А.А. Ермичёв: Пожалуйста, кто еще хотел бы высказаться? Своей интерпретацией, ну совершенно превосходного доклада, Игоря Ивановича, совершенно превосходного, очень интересного. Видимо … у вас статья, где она должна быть?

И.И. Евлампиев: Она вышла в «Вопросах философии» за прошлый год, № 3.

А.А. Ермичёв: За прошлый год? Я не смотрел ее. Какие-то отклики не были?

И.И. Евлампиев: Нет, не были, только устно.

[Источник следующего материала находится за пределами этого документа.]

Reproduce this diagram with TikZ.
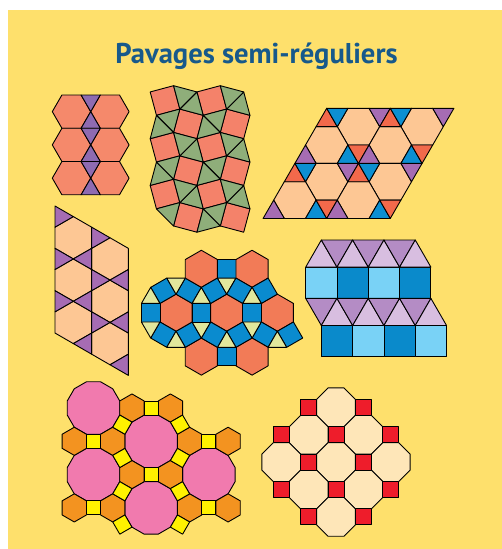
\documentclass[tikz,border=0pt]{standalone}
\usepackage{fontspec}
\setmainfont{PT Sans}
\usetikzlibrary{calc}
\definecolor{paper}{HTML}{FEE06C}
\definecolor{titleblue}{HTML}{17598B}
\definecolor{salmonA}{HTML}{F5896B}
\definecolor{violetA}{HTML}{8F6BB1}
\definecolor{salmonB}{HTML}{F4826A}
\definecolor{greenB}{HTML}{8FAE7A}
\definecolor{peach}{HTML}{FDC794}
\definecolor{triRed}{HTML}{F2694B}
\definecolor{triBlue}{HTML}{0C8FD2}
\definecolor{triPurple}{HTML}{A66CB3}
\definecolor{hexRed}{HTML}{F27B57}
\definecolor{sqBlue}{HTML}{0A8BCF}
\definecolor{triPale}{HTML}{E1E79C}
\definecolor{lilacL}{HTML}{D8BEE0}
\definecolor{lilacD}{HTML}{B48CC5}
\definecolor{blueL}{HTML}{79D2F6}
\definecolor{blueD}{HTML}{0A8ACB}
\definecolor{pinkD}{HTML}{F17AAE}
\definecolor{orangeH}{HTML}{F39320}
\definecolor{yellowS}{HTML}{FFF100}
\definecolor{cream}{HTML}{FEE6B8}
\definecolor{redS}{HTML}{EE1D2B}
\tikzset{
  tile/.style={draw=black, line width=0.9pt, line join=round},
}
% regular polygon: fill, centre, number of sides, radius, first angle
\newcommand{\rpoly}[5]{%
  \pgfmathtruncatemacro{\lastk}{#3-1}%
  \filldraw[tile, fill=#1, shift={(#2)}] ({#5}:{#4})
    \foreach \kk in {1,...,\lastk}{ -- ({#5+360*\kk/#3}:{#4})} -- cycle;}

\begin{document}
\begin{tikzpicture}[x=1pt,y=-1pt]
  \useasboundingbox (0,0) rectangle (502,549);
  \fill[white] (0,0) rectangle (502,549);
  \fill[paper] (8,10) rectangle (502,549);
  \node[anchor=base, text=titleblue, font=\fontsize{28.6}{34}\selectfont\bfseries] (title) at (256.5,63) {Pavages semi-réguliers};

  % 1: hexagons with bow ties
  \foreach \r in {0,1,2}{
    \pgfmathsetmacro{\yt}{95+33.26*\r}
    \rpoly{salmonA}{71.5,\yt+16.63}{6}{19.2}{0}
    \rpoly{salmonA}{109.9,\yt+16.63}{6}{19.2}{0}
    \filldraw[tile,fill=violetA] (81.1,\yt) -- (100.3,\yt) -- (90.7,\yt+16.63) -- cycle;
    \filldraw[tile,fill=violetA] (90.7,\yt+16.63) -- (100.3,\yt+33.26) -- (81.1,\yt+33.26) -- cycle;
  }

  % 2: snub square tiling
  \begin{scope}[shift={(165,100.5)}]
    \foreach \i/\j in {0/0,2/0,0/2,2/2,0/4,2/4,1/1,3/1,1/3,3/3,1/5,3/5}{
      \pgfmathsetmacro{\rot}{30+30*mod(\i,2)}
      \rpoly{salmonB}{23.38*\i,23.38*\j}{4}{17.11}{\rot}
    }
    \foreach \i/\j in {1/0,3/0,1/2,3/2,1/4,3/4}{
      \begin{scope}[shift={(23.38*\i,23.38*\j)}]
        \filldraw[tile,fill=greenB] (-8.56,8.56) -- (14.82,14.82) -- (8.56,-8.56) -- cycle;
        \filldraw[tile,fill=greenB] (-8.56,8.56) -- (8.56,-8.56) -- (-14.82,-14.82) -- cycle;
      \end{scope}
    }
    \foreach \i/\j in {0/1,2/1,0/3,2/3,2/5,0/5}{
      \begin{scope}[shift={(23.38*\i,23.38*\j)}]
        \filldraw[tile,fill=greenB] (14.82,-14.82) -- (8.56,8.56) -- (-8.56,-8.56) -- cycle;
        \ifnum\j<5 \filldraw[tile,fill=greenB] (8.56,8.56) -- (-14.82,14.82) -- (-8.56,-8.56) -- cycle;\fi
        \ifnum\i>0 \ifnum\j=5 \filldraw[tile,fill=greenB] (8.56,8.56) -- (-14.82,14.82) -- (-8.56,-8.56) -- cycle;\fi\fi
      \end{scope}
    }
  \end{scope}

  % 3: hexagons and coloured triangles in a parallelogram
  \begin{scope}[shift={(326.7,108.3)}, x={(21.2pt,0pt)}, y={(-10.6pt,-18.36pt)}]
    \foreach \u/\v in {2/1,5/1,1/2,4/2,2/4,5/4,1/5,4/5}{
      \filldraw[tile,fill=peach] (\u+1,\v) -- (\u+1,\v+1) -- (\u,\v+1) -- (\u-1,\v) -- (\u-1,\v-1) -- (\u,\v-1) -- cycle;
    }
    \foreach \v in {0,3}{
      \foreach \w in {0,3}{
        \filldraw[tile,fill=triRed] (\w,\v) -- (\w,\v+1) -- (\w+1,\v+1) -- cycle;
        \filldraw[tile,fill=triBlue] (\w,\v) -- (\w+1,\v) -- (\w+1,\v+1) -- cycle;
        \filldraw[tile,fill=triPurple] (\w+2,\v) -- (\w+3,\v) -- (\w+3,\v+1) -- cycle;
      }
    }
    \foreach \v in {2,5}{
      \foreach \w in {0,3}{
        \filldraw[tile,fill=triPurple] (\w,\v) -- (\w,\v+1) -- (\w+1,\v+1) -- cycle;
        \filldraw[tile,fill=triBlue] (\w+2,\v) -- (\w+2,\v+1) -- (\w+3,\v+1) -- cycle;
        \filldraw[tile,fill=triRed] (\w+2,\v) -- (\w+3,\v) -- (\w+3,\v+1) -- cycle;
      }
    }
  \end{scope}

  % 4: same tiling turned, purple triangles only
  \begin{scope}[shift={(55,206)}, x={(0pt,-21.17pt)}, y={(18.33pt,-10.585pt)}]
    \foreach \u/\v in {1/1,3/1,5/1,1/3,3/3,5/3}{
      \filldraw[tile,fill=peach] (\u-1,\v) -- (\u-1,\v+1) -- (\u,\v+1) -- (\u+1,\v) -- (\u+1,\v-1) -- (\u,\v-1) -- cycle;
    }
    \foreach \a/\b/\c/\d/\e/\f in {0/0/0/1/1/0, 2/0/2/1/3/0, 1/2/2/1/2/2, 4/0/4/1/5/0, 3/2/4/1/4/2, 6/1/5/2/6/2,
                                   0/2/0/3/1/2, 2/2/2/3/3/2, 1/4/2/3/2/4, 4/2/4/3/5/2, 3/4/4/3/4/4, 5/4/6/3/6/4}{
      \filldraw[tile,fill=triPurple] (\a,\b) -- (\c,\d) -- (\e,\f) -- cycle;
    }
  \end{scope}

  % 5: rhombitrihexagonal patch
  \begin{scope}[shift={(226.7,312.7)}]
    \rpoly{hexRed}{0,0}{6}{18.55}{30}
    \foreach \p in {0,60,...,300}{
      \rpoly{hexRed}{\p:50.68}{6}{18.55}{30}
      \rpoly{sqBlue}{\p:25.34}{4}{13.12}{\p+45}
      \rpoly{sqBlue}{\p+30:43.89}{4}{13.12}{\p+75}
      \rpoly{triPale}{\p+30:29.26}{3}{10.71}{\p+90}
    }
    % outer rim
    \rpoly{sqBlue}{-76.02,0}{4}{13.12}{225}
    \rpoly{sqBlue}{-63.35,-21.94}{4}{13.12}{285}
    \rpoly{sqBlue}{-63.35,21.94}{4}{13.12}{165}
    \rpoly{sqBlue}{63.35,21.94}{4}{13.12}{105}
    \rpoly{triPale}{-76.02,-14.63}{3}{10.71}{270}
    \rpoly{triPale}{-76.02,14.63}{3}{10.71}{90}
    \rpoly{triPale}{-50.68,-29.26}{3}{10.71}{90}
    \rpoly{triPale}{-50.68,29.26}{3}{10.71}{270}
    \rpoly{triPale}{50.68,29.26}{3}{10.71}{270}
  \end{scope}

  % 6: rows of squares and triangles
  \foreach \k in {0,...,3}{
    \pgfmathsetmacro{\xa}{305.7+31.3*\k}
    \pgfmathsetmacro{\xb}{321.35+31.3*\k}
    \pgfmathtruncatemacro{\odd}{mod(\k,2)}
    \ifnum\odd=0 \def\cA{blueL}\def\cB{blueD}\else\def\cA{blueD}\def\cB{blueL}\fi
    \filldraw[tile,fill=\cA] (\xa,267.1) rectangle (\xa+31.3,298.4);
    \filldraw[tile,fill=\cB] (\xb,325.5) rectangle (\xb+31.3,356.8);
    \filldraw[tile,fill=lilacL] (\xa,267.1) -- (\xa+31.3,267.1) -- (\xb,240) -- cycle;
    \filldraw[tile,fill=lilacD] (\xa,298.4) -- (\xa+31.3,298.4) -- (\xb,325.5) -- cycle;
    \filldraw[tile,fill=lilacL] (\xb,325.5) -- (\xb+31.3,325.5) -- (\xa+31.3,298.4) -- cycle;
    \ifnum\k<3 \filldraw[tile,fill=lilacD] (\xb,240) -- (\xb+31.3,240) -- (\xa+31.3,267.1) -- cycle;\fi
  }

  % 7: truncated trihexagonal patch
  \begin{scope}[shift={(93.5,408)}]
    \foreach \m/\n in {0/0,1/0,0/1,2/0,1/1}{
      \rpoly{pinkD}{57.68*\m,33.3*\m+66.6*\n}{12}{27.18}{15}
    }
    \foreach \m/\n/\t in {0/-1/2,1/-1/1,-1/0/2,0/0/1,1/-1/2,2/-1/1,0/0/2,1/0/1,-1/1/2,0/1/1,1/0/2,2/0/1}{
      \rpoly{orangeH}{57.68*\m+19.227*\t,33.3*\m+66.6*\n+33.3*\t}{6}{14.07}{30}
    }
    % squares on the lattice edges: e1 (30), e2 (90), e2-e1 (150)
    \foreach \m/\n in {1/-1,2/-1,1/0,2/0,0/1,0/0}{
      \rpoly{yellowS}{57.68*\m,33.3*\m+66.6*\n+33.3}{4}{9.95}{45}
    }
    \foreach \m/\n in {1/0,1/1,0/1,0/0}{
      \rpoly{yellowS}{57.68*\m+28.84,33.3*\m+66.6*\n+16.65}{4}{9.95}{75}
    }
    \foreach \m/\n in {2/-1,2/0,1/1,1/0}{
      \rpoly{yellowS}{57.68*\m-28.84,33.3*\m+66.6*\n+16.65}{4}{9.95}{15}
    }
  \end{scope}

  % 8: truncated square patch
  \begin{scope}[shift={(336,407.3)}]
    \foreach \i in {0,1,2}{
      \foreach \j in {0,1,2}{
        \rpoly{cream}{27.4*\i-27.4*\j,27.4*\i+27.4*\j}{8}{20.97}{22.5}
      }
    }
    \foreach \p/\q in {-1/0,1/0,-2/1,0/1,2/1,-1/2,1/2,-2/3,0/3,2/3,-1/4,1/4}{
      \rpoly{redS}{27.4*\p,27.4*\q}{4}{11.35}{45}
    }
  \end{scope}
\end{tikzpicture}
\end{document}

А.А. Ермичёв: Но это все очень интересно, конечно. Вы знаете, я хотел бы по нескольким пунктам высказаться вашего выступления. Ну, мне, по правде сказать, несколько … Меня несколько смущала, когда вы назвали Достоевского центром русской философии. Я знаю эту вашу идею, и еще раз хочу отметить, что она меня смущает. Я бы, допустим, объяснил почему. Все дело в том, что все это страшно напоминает поиски центра «русскости» вообще. Это штука опасная, на мой взгляд, и что самое главное она абсолютно бездоказательная. Уж я бы сказал о полицентричности русской философии. Это вот первое замечание. Второе. Мне кажется, что в вашем сообщении, быть может, потому что оно ну короткое для такой большой темы, может быть поэтому. В вашем сообщении, на мой взгляд, исчезла трагичность так называемого исторического христианства. Просто-напросто исчезла трагичность христианства. А ведь христианское учение оно просто пронизано трагизмом, оно утверждает что быть – быть в грехе. И человек становится вполне человеком как раз тогда, когда преодолевает свою греховную природу. Вот этот момент мне кажется, исчез из доклада. И тогда получается что-то, что я про себя язвительно назвал так «Николай Гаврилович Достоевский» и «Федор Михайлович Чернышевский». Происходит некое смешение вот этих двух фигур русской общественной и философской мысли, когда действительно можно думать, что «Сон смешного человека» и замечательное светлое будущее с алюминиевыми стульями у Николая Гавриловича, где герои тоже не знают абсолютно никаких печалей, так вот скажем, это меня несколько пугает. Ведь насколько можно судить рядовому читателю Достоевского его мучения «Меня всю жизнь Бог мучил» это мучения по-настоящему верующего православного человека. Не философа-Достоевского как вы сейчас изображаете, а жителя северного города, каторжника, учащегося инженерного училища, ну и так далее. Здесь получается, что Достоевский довольно провинциален, довольно ординарен, и вот вполне выстраивается в череду утопистов даже социалистического толка. Мне думается, что это от того, что трагическая сторона христианства в вашем докладе не затронута, осталась в стороне. И тогда выпрямление самого Достоевского. Вот хочется еще поговорить об этом, но пока вот только это. Так, пожалуйста, беру снова председательские …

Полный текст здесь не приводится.